Churchill went on to recite his familiar prescription of “a fraternal relationship between the two great Englishspeaking organizations.” He worked hard to establish that relationship, succeeding only partially. But it is probably reasonable to conclude that Churchill was right when he said that if Britain and America are together, they are usually in the right, and if they are divided, one of them is almost always wrong!

We were fortunate to have with us at the November Churchill Conference a keen practitioner of Anglo-American relations. Ambassador Seitz delivered the First Churchill Lecture, excerpted in this issue and published in full on our website. His book should be read by every American in Britain—and every Briton who wishes to delve beneath the stereotypes and really understand Americans.

Seitz is very careful about that over-used term, “special relationship”; not because it is wholly invalid but because, he suggests, it is barely adequate. “When I think about official relations,” he writes, “I find the term doesn’t begin to capture the breadth and depth of what otherwise goes on between us.” Churchill at Harvard in 1943 mentioned the high points: law, language, literature.

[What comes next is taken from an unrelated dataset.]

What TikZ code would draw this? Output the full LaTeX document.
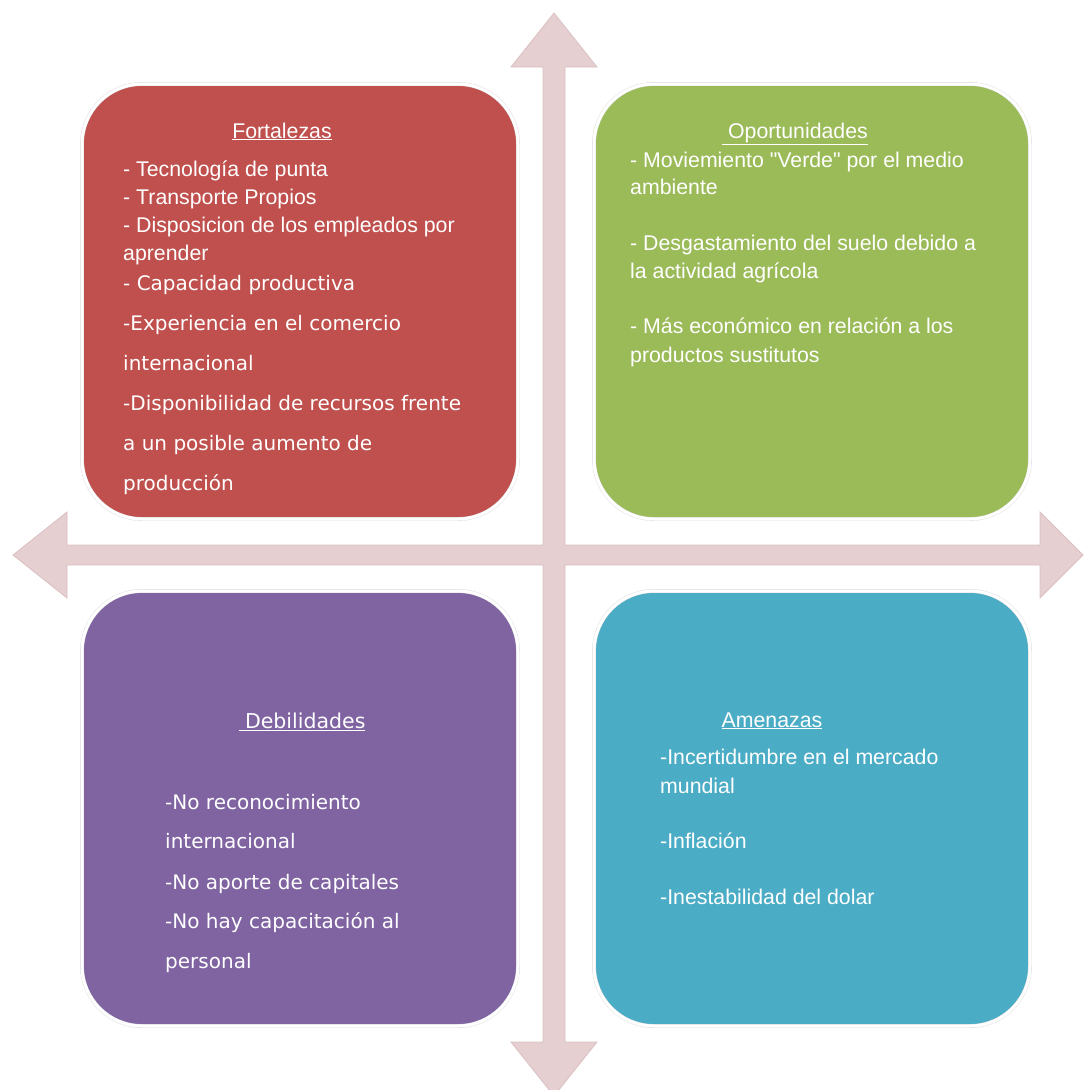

Seitz fills in the details: Britain is the largest foreign investor in America. Six million Americans and British visit each others’ country per year, and in the same amount of time there are 3 1/2 billion minutes of Anglo-American telephone conversation.

There is another important aspect to his book, and that is its value in the realm of statesmanship. Raymond Seitz is, uniquely, the only career foreign service officer ever appointed to the State Department’s top Ambassadorship, the Court of St. James’s, where he served two Presidents of opposite parties. He is frank and appealing on the implications of such a role, how it affects one’s performance. He offers almost a textbook course on what an Ambassador to London does when confronted, say, by an Ambassador to Dublin who declares that her turf includes Northern Ireland.

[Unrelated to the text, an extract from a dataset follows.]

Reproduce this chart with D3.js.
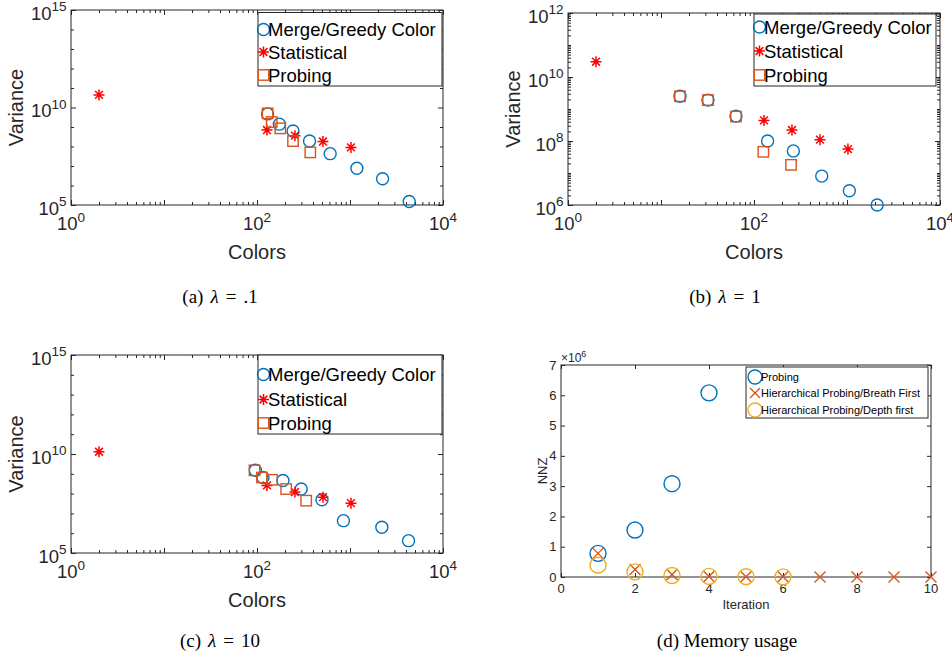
<!DOCTYPE html>
<html>
<head>
<meta charset="utf-8">
<script src="https://cdn.jsdelivr.net/npm/d3@7"></script>
<style>
  body { margin: 0; background: #fff; }
  svg { display: block; }
  text { font-family: "Liberation Sans", Arial, sans-serif; fill: #262626; }
  .cap { font-family: "Liberation Serif", "Times New Roman", serif; fill: #000; }
</style>
</head>
<body>
<svg id="fig" width="952" height="658"></svg>
<script>
// (a) lambda = .1
const colorsA_merge = [130, 174, 244, 367, 612, 1186, 2240, 4330];
const varA_merge = [4.7e9, 1.4e9, 6.2e8, 1.9e8, 4.3e7, 7.6e6, 2.2e6, 1.5e5];
const colorsA_stat = [2, 128, 256, 512, 1024];
const varA_stat = [4.4e10, 7e8, 3.6e8, 1.8e8, 9e7];
const colorsA_probe = [130, 144, 178, 244, 374];
const varA_probe = [5e9, 1.8e9, 8.5e8, 1.9e8, 5e7];

// (b) lambda = 1
const colorsB_merge = [16, 32, 64, 140, 265, 535, 1060, 2110];
const varB_merge = [2.5e9, 1.9e9, 6e8, 1e8, 4.9e7, 8e6, 2.8e6, 1e6];
const colorsB_stat = [2, 128, 256, 512, 1024];
const varB_stat = [3e10, 4.4e8, 2.2e8, 1.1e8, 5.6e7];
const colorsB_probe = [16, 32, 64, 126, 250];
const varB_probe = [2.5e9, 1.9e9, 5.8e8, 4.6e7, 1.8e7];

// (c) lambda = 10
const colorsC_merge = [96, 116, 190, 299, 500, 850, 2200, 4260];
const varC_merge = [1.5e9, 6.5e8, 4.6e8, 1.7e8, 4.9e7, 4.3e6, 2e6, 4.2e5];
const colorsC_stat = [2, 128, 256, 512, 1024];
const varC_stat = [1.3e10, 2.6e8, 1.2e8, 6.6e7, 3.3e7];
const colorsC_probe = [94, 113, 145, 206, 338];
const varC_probe = [1.5e9, 6.5e8, 5e8, 1.7e8, 4.4e7];

// (d) memory usage
const iterProbing = [1, 2, 3, 4];
const nnzProbing = [0.78e6, 1.55e6, 3.08e6, 6.08e6];
const iterBreadth = [1, 2, 3, 4, 5, 6, 7, 8, 9, 10];
const nnzBreadth = [0.78e6, 0.25e6, 0.08e6, 0.02e6, 0.01e6, 0.005e6, 0, 0, 0, 0];
const iterDepth = [1, 2, 3, 4, 5, 6];
const nnzDepth = [0.39e6, 0.17e6, 0.05e6, 0.02e6, 0.01e6, 0.005e6];

const logLegend = ['Merge/Greedy Color', 'Statistical', 'Probing'];
const memLegend = ['Probing', 'Hierarchical Probing/Breath First', 'Hierarchical Probing/Depth first'];
const xExpLabels = [0, 2, 4];

const AXIS = '#262626';
const BLUE = '#0072BD';
const ORANGE = '#D95319';
const YELLOW = '#EDB120';
const RED = '#FF0000';

const svg = d3.select('#fig');

const drawMarker = (g, type, cx, cy, color, size) => {
  if (type === 'circle') {
    g.append('circle').attr('cx', cx).attr('cy', cy).attr('r', size)
      .attr('fill', 'none').attr('stroke', color).attr('stroke-width', 1.4);
  } else if (type === 'square') {
    g.append('rect').attr('x', cx - size).attr('y', cy - size)
      .attr('width', size * 2).attr('height', size * 2)
      .attr('fill', 'none').attr('stroke', color).attr('stroke-width', 1.4);
  } else if (type === 'star') {
    const d = size * Math.SQRT1_2;
    g.append('path')
      .attr('d', `M${cx - size},${cy}H${cx + size}M${cx},${cy - size}V${cy + size}` +
        `M${cx - d},${cy - d}L${cx + d},${cy + d}M${cx - d},${cy + d}L${cx + d},${cy - d}`)
      .attr('stroke', color).attr('stroke-width', 1.5).attr('fill', 'none');
  } else if (type === 'x') {
    g.append('path')
      .attr('d', `M${cx - size},${cy - size}L${cx + size},${cy + size}M${cx - size},${cy + size}L${cx + size},${cy - size}`)
      .attr('stroke', color).attr('stroke-width', 1.4).attr('fill', 'none');
  }
};

const tickAxis = (g, axisFn, scale, values, size, transform) => {
  g.append('g')
    .attr('transform', transform)
    .call(axisFn(scale).tickValues(values).tickSize(size).tickSizeOuter(0).tickFormat(''))
    .call(a => a.select('.domain').remove())
    .selectAll('line').attr('stroke', AXIS);
};

const subDecades = (lo, hi) => {
  const out = [];
  for (let e = lo; e < hi; e++) {
    for (let k = 2; k <= 9; k++) out.push(k * Math.pow(10, e));
  }
  return out;
};

const caption = (x, y, parts) => {
  const cap = svg.append('text').attr('class', 'cap').attr('x', x).attr('y', y)
    .attr('text-anchor', 'middle').style('font-size', '19px');
  parts.forEach((p, i) => {
    cap.append('tspan').attr('dx', i ? 7 : 0).style('font-style', p === 'λ' ? 'italic' : 'normal').text(p);
  });
};

function drawLogPanel(p) {
  const { l, r, t, b } = p.box;
  const x = d3.scaleLog().domain([1, 1e4]).range([l, r]);
  const y = d3.scaleLog().domain([Math.pow(10, p.yExp[0]), Math.pow(10, p.yExp[1])]).range([b, t]);
  const g = svg.append('g');

  const xMajor = d3.range(0, 5).map(e => Math.pow(10, e));
  const xMinor = subDecades(0, 4);
  const yDec = d3.range(p.yExp[0], p.yExp[1] + 1).map(e => Math.pow(10, e));
  const yMajor = p.yLabels.map(e => Math.pow(10, e));
  const yMinor = yDec.filter(v => !yMajor.includes(v)).concat(p.ySub ? subDecades(p.yExp[0], p.yExp[1]) : []);

  tickAxis(g, d3.axisBottom, x, xMajor, -5, `translate(0,${b})`);
  tickAxis(g, d3.axisBottom, x, xMinor, -3, `translate(0,${b})`);
  tickAxis(g, d3.axisTop, x, xMajor, -5, `translate(0,${t})`);
  tickAxis(g, d3.axisTop, x, xMinor, -3, `translate(0,${t})`);
  tickAxis(g, d3.axisLeft, y, yMajor, -5, `translate(${l},0)`);
  tickAxis(g, d3.axisLeft, y, yMinor, -3, `translate(${l},0)`);
  tickAxis(g, d3.axisRight, y, yMajor, -5, `translate(${r},0)`);
  tickAxis(g, d3.axisRight, y, yMinor, -3, `translate(${r},0)`);

  g.append('rect').attr('x', l).attr('y', t).attr('width', r - l).attr('height', b - t)
    .attr('fill', 'none').attr('stroke', AXIS).attr('stroke-width', 1);

  xExpLabels.forEach(e => {
    const tx = g.append('text').attr('x', x(Math.pow(10, e))).attr('y', b + 25)
      .attr('text-anchor', 'middle').style('font-size', '18.5px').text('10');
    tx.append('tspan').attr('dy', -8.5).style('font-size', '13.5px').text(e);
  });
  p.yLabels.forEach(e => {
    const ty = g.append('text').attr('x', l - 4.5).attr('y', y(Math.pow(10, e)) + 9.5)
      .attr('text-anchor', 'end').style('font-size', '18.5px').text('10');
    ty.append('tspan').attr('dy', -8.5).style('font-size', '13.5px').text(e);
  });

  g.append('text').attr('x', (l + r) / 2).attr('y', b + 54)
    .attr('text-anchor', 'middle').style('font-size', '20px').text('Colors');
  g.append('text').attr('transform', `translate(${l - 48},${(t + b) / 2}) rotate(-90)`)
    .attr('text-anchor', 'middle').style('font-size', '20px').text('Variance');

  const pts = g.append('g');
  p.series.forEach(s => {
    s.xs.forEach((v, i) => drawMarker(pts, s.marker, x(v), y(s.ys[i]), s.color, s.size));
  });

  const lg = p.legend;
  g.append('rect').attr('x', lg.x0).attr('y', lg.y0).attr('width', lg.x1 - lg.x0).attr('height', lg.y1 - lg.y0)
    .attr('fill', '#fff').attr('stroke', AXIS).attr('stroke-width', 1);
  p.series.forEach((s, i) => {
    drawMarker(g, s.marker, lg.x0 + 5.5, lg.rows[i], s.color, s.size);
    g.append('text').attr('x', lg.x0 + 10).attr('y', lg.rows[i] + 6.5)
      .style('font-size', '18.5px').style('fill', '#000').text(logLegend[i]);
  });

  caption(p.caption.x, p.caption.y, [p.caption.tag, 'λ', '=', p.caption.val]);
}

drawLogPanel({
  box: { l: 71, r: 443, t: 10, b: 205 },
  yExp: [5, 15], yLabels: [5, 10, 15], ySub: false,
  legend: { x0: 258, x1: 442, y0: 12.5, y1: 86, rows: [29.5, 52, 75] },
  caption: { x: 220, y: 303, tag: '(a)', val: '.1' },
  series: [
    { xs: colorsA_merge, ys: varA_merge, marker: 'circle', color: BLUE, size: 6 },
    { xs: colorsA_stat, ys: varA_stat, marker: 'star', color: RED, size: 5.5 },
    { xs: colorsA_probe, ys: varA_probe, marker: 'square', color: ORANGE, size: 5.2 }
  ]
});

drawLogPanel({
  box: { l: 568, r: 940, t: 13, b: 205 },
  yExp: [6, 12], yLabels: [6, 8, 10, 12], ySub: true,
  legend: { x0: 754, x1: 936, y0: 14, y1: 86, rows: [27, 51, 75] },
  caption: { x: 725, y: 303, tag: '(b)', val: '1' },
  series: [
    { xs: colorsB_merge, ys: varB_merge, marker: 'circle', color: BLUE, size: 6 },
    { xs: colorsB_stat, ys: varB_stat, marker: 'star', color: RED, size: 5.5 },
    { xs: colorsB_probe, ys: varB_probe, marker: 'square', color: ORANGE, size: 5.2 }
  ]
});

drawLogPanel({
  box: { l: 71, r: 443, t: 355, b: 553 },
  yExp: [5, 15], yLabels: [5, 10, 15], ySub: false,
  legend: { x0: 258, x1: 442, y0: 355, y1: 434, rows: [374.5, 399.5, 423] },
  caption: { x: 220, y: 647, tag: '(c)', val: '10' },
  series: [
    { xs: colorsC_merge, ys: varC_merge, marker: 'circle', color: BLUE, size: 6 },
    { xs: colorsC_stat, ys: varC_stat, marker: 'star', color: RED, size: 5.5 },
    { xs: colorsC_probe, ys: varC_probe, marker: 'square', color: ORANGE, size: 5.2 }
  ]
});

// (d) linear panel
(() => {
  const l = 561, r = 931, t = 365, b = 577;
  const x = d3.scaleLinear().domain([0, 10]).range([l, r]);
  const y = d3.scaleLinear().domain([0, 7e6]).range([b, t]);
  const g = svg.append('g');
  const xt = d3.range(0, 11, 2);
  const yt = d3.range(0, 8).map(v => v * 1e6);

  tickAxis(g, d3.axisBottom, x, xt, -4, `translate(0,${b})`);
  tickAxis(g, d3.axisTop, x, xt, -4, `translate(0,${t})`);
  tickAxis(g, d3.axisLeft, y, yt, -4, `translate(${l},0)`);
  tickAxis(g, d3.axisRight, y, yt, -4, `translate(${r},0)`);
  g.append('rect').attr('x', l).attr('y', t).attr('width', r - l).attr('height', b - t)
    .attr('fill', 'none').attr('stroke', AXIS).attr('stroke-width', 1);

  xt.forEach(v => g.append('text').attr('x', x(v)).attr('y', b + 16)
    .attr('text-anchor', 'middle').style('font-size', '13px').text(v));
  yt.forEach(v => g.append('text').attr('x', l - 4.5).attr('y', y(v) + 4.5)
    .attr('text-anchor', 'end').style('font-size', '13px').text(v / 1e6));
  const mult = g.append('text').attr('x', l).attr('y', t - 3).style('font-size', '12px').text('×10');
  mult.append('tspan').attr('dy', -5).style('font-size', '9px').text('6');

  g.append('text').attr('x', (l + r) / 2).attr('y', b + 32)
    .attr('text-anchor', 'middle').style('font-size', '13px').text('Iteration');
  g.append('text').attr('transform', `translate(${l - 14},${(t + b) / 2}) rotate(-90)`)
    .attr('text-anchor', 'middle').style('font-size', '13px').text('NNZ');

  const series = [
    { xs: iterProbing, ys: nnzProbing, marker: 'circle', color: BLUE, size: 8 },
    { xs: iterBreadth, ys: nnzBreadth, marker: 'x', color: ORANGE, size: 5.5 },
    { xs: iterDepth, ys: nnzDepth, marker: 'circle', color: YELLOW, size: 8 }
  ];
  series.forEach(s => s.xs.forEach((v, i) => drawMarker(g, s.marker, x(v), y(s.ys[i]), s.color, s.size)));

  const lx0 = 746, lx1 = 928, ly0 = 367, ly1 = 418;
  const rows = [377, 393, 410];
  g.append('rect').attr('x', lx0).attr('y', ly0).attr('width', lx1 - lx0).attr('height', ly1 - ly0)
    .attr('fill', '#fff').attr('stroke', AXIS).attr('stroke-width', 1);
  series.forEach((s, i) => {
    drawMarker(g, s.marker, lx0 + 9, rows[i], s.color, s.marker === 'circle' ? 7 : 5);
    g.append('text').attr('x', lx0 + 15).attr('y', rows[i] + 4)
      .style('font-size', '11px').style('fill', '#000').text(memLegend[i]);
  });

  svg.append('text').attr('class', 'cap').attr('x', 727).attr('y', 647)
    .attr('text-anchor', 'middle').style('font-size', '19px').text('(d) Memory usage');
})();
</script>
</body>
</html>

Over Here acknowledges earlier commentators on Anglo-America, most of them much more biased than its author. Harold Nicolson, Seitz recalls, said that an American is “not the sort of person we like.” Samuel Johnson was “willing to love all mankind, except an American.” Anglophobe James Russell Lowell, by contrast, commented that Americans are “worth nothing except so far as we have disinfected ourselves of Anglicism,” and the American drama critic John Mason Brown, responding to a tactless toast proposed by an English host, said: “Mr. Chairman, you have observed that while you don’t care for Americans in the mass, individual Americans are delightful people. With the British, I find the reverse is true.” But, Raymond Seitz adds, “Neither country knows as much about the other as it pretends to.”

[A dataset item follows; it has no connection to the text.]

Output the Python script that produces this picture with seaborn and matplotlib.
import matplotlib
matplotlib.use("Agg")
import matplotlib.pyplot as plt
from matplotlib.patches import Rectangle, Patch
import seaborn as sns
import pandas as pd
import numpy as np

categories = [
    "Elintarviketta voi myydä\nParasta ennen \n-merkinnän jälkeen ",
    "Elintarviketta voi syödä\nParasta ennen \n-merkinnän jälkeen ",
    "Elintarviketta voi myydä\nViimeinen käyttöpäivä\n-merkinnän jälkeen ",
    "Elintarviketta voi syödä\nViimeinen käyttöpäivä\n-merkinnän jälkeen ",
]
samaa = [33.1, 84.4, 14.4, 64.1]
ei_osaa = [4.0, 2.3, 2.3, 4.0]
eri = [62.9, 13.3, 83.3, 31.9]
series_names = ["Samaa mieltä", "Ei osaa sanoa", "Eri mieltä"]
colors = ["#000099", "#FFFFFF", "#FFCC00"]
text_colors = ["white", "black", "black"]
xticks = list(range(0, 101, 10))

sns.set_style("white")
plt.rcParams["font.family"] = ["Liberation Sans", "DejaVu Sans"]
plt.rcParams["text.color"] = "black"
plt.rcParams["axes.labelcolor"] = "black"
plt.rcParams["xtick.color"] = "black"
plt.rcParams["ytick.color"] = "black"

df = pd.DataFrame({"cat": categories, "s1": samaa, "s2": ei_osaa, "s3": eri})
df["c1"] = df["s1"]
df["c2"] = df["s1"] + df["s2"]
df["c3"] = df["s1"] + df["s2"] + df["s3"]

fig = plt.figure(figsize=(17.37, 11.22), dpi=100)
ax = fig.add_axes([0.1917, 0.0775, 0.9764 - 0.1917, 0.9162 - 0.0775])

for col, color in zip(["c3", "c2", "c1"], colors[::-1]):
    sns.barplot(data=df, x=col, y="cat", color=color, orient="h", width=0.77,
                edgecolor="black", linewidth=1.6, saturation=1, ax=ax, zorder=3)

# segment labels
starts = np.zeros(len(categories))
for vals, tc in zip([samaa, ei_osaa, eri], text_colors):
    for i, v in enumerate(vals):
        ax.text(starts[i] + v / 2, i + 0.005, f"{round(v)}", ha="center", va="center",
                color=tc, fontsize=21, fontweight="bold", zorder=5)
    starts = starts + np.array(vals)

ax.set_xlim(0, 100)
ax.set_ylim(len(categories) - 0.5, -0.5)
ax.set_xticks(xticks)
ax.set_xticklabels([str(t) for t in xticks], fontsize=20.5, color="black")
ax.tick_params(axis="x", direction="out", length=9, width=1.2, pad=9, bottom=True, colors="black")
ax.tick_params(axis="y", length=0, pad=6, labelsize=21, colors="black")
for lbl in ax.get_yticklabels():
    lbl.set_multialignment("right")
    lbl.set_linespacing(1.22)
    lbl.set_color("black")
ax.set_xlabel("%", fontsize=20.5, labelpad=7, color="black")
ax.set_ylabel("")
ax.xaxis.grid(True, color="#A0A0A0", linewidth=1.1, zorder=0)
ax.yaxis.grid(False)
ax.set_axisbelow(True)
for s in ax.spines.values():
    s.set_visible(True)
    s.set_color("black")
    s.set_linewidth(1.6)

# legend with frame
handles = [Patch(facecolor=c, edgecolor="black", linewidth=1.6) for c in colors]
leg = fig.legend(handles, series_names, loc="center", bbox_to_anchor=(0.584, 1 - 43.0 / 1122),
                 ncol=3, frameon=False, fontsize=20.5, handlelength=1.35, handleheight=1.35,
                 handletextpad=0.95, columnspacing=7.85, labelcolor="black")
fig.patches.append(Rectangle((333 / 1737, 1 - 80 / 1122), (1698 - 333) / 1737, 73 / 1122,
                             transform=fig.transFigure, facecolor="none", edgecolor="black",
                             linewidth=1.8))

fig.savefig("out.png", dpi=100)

Over Here is, I think, the best American view of Britain since Robert Deindorfer’s Life in Lower Slaughter, a 25year-old book by a friend of mine, gone now, God bless him, a copy of which I presented to the Ambassador. Bob Deindorfer moved in 1973 from large, filthy New York to Lower Slaughter, Gloucestershire, and charmingly noted, in a different sphere of course, many of the same things as Mr. Seitz: the blase British attitude toward antiquity and one-track roads, the soft beauty of an English spring, the sound of an English choir, the pulse-quickening sight of a spire above a country village. He compared these to the large scale, wholesale-sized American countryside and eight-lane throughways, the can-do attitude that nothing is impossible and the best is yet to come.

Both the Deindorfers and the Seitzes made the same decision, as the former put it in 1974: “to stretch our foreign assignment a bit longer, while wondering how long, psychologically if not tactically, bone-deep Americans can remain abroad before renewing their subscription.” But Ray Seitz can’t fool us. He’s hooked, like many before and no doubt after him, by British ways, British scenes, British politics, British manners, British life. He gives himself away on the flyleaf of his book, which pictures him in a suit of English cut before a Regency fireplace on a flowery carpet, surrounded by three large dogs. He’s a goner.

Alvin Toffler, the author of Future Shock, had a comment about Bob Deindorfer’s book which amused Raymond Seitz:

“If there’s one thing I can’t stand it’s an Anglophile, but unfortunately, I love the British. Which is why I found this book a lovely, insidious attack on my precarious certainties. Anyone who has dreamed of hiding out in England during the decline and fall of Western civilization will enjoy this book—and deserve what he gets when the barbarians knock.”